Azegere figured he'd probably never see Crosby again. And then he came to Scotiabank Arena on Thursday for a morning skate. He sat in the stands and took out his iPhone to film. He needs to show this back to the guys at home. Azegere gets most of his drills from YouTube videos. That's how he consumes most of his hockey, just by highlights and clips. Buying a package to watch live NHL games would cost about 70,000 Kenyan Shillings (or $700 U.S. dollars), Azegere figures, which is too expensive. Plus, there's a time element. He points to the dual clocks on his phone to show that it's 2 a.m. at home when this Leafs-Penguins game begins.

He's most impressed by the sheer size of the arena. "In my dreams," he says. "There will be a place like this in Kenya one day." After the skate, Azegere is brought to the lower concourse for a surprise. He walks out where Crosby is waiting for him. "You're back!" Crosby says, as the men share a hug. Crosby hands him a Penguins jersey and shares a private conversation with Azegere in the locker room. Before they say goodbye, Crosby says: "Have fun tonight, tell all the guys I said hi." Then one more piece of advice: "Don't cheer too hard -- you're in Toronto."

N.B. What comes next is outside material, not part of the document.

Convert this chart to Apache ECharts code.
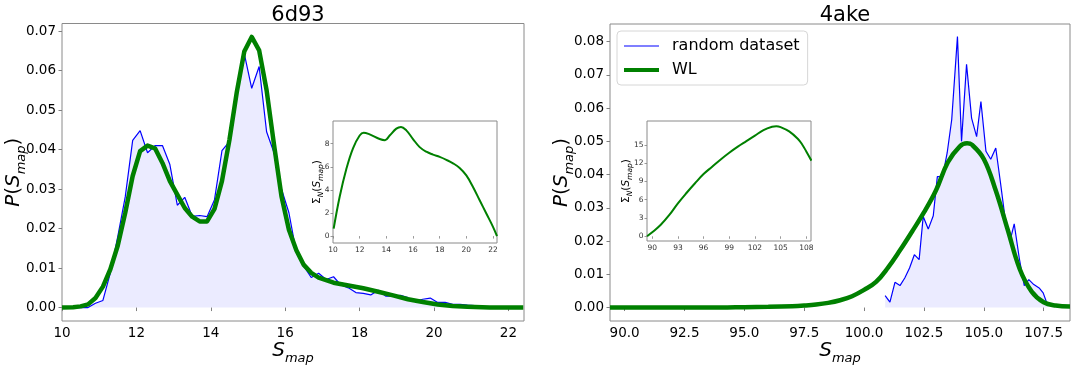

Look who is at Maple Leafs morning skate: Ben Azegere, captain of the Kenyan Ice Lions (and of viral Tim Hortons video fame). "I love the drills, the energy," he said. Back home, he learns most of his drills from YouTube, so says this is a treat.

Emily Kaplan, ESPN1y ago

Azegere spent the rest of his day Thursday walking around Toronto. He was wearing his jersey, so he was recognized often. "I love you guys!" one man shouts as he passes Azegere on the sidewalk. When one man asks for Azegere to take a photo with his son, he says, "That video reminded me why I fell love the game in the first place."

Azegere knows his life may be a bit different now. He's taken to the top of the CN Tower, one of Toronto's most famous landmarks, and while he takes in the scene, he's distracted by a text he got on his phone. "Look," he says, as he shows me a screenshot. "This is the biggest newspaper in our country." The headline on the article: "Kenya's Ice Lions impress NHL stars." He later receives another text, that when he returns home, the President of Kenya wants to meet him.

It's been a whirlwind trip, and Azegere is looking forward to getting back. He has a son born a month ago, and he also has a daughter under the age of 2. There's something he can't wait for: to get his daughter on skates.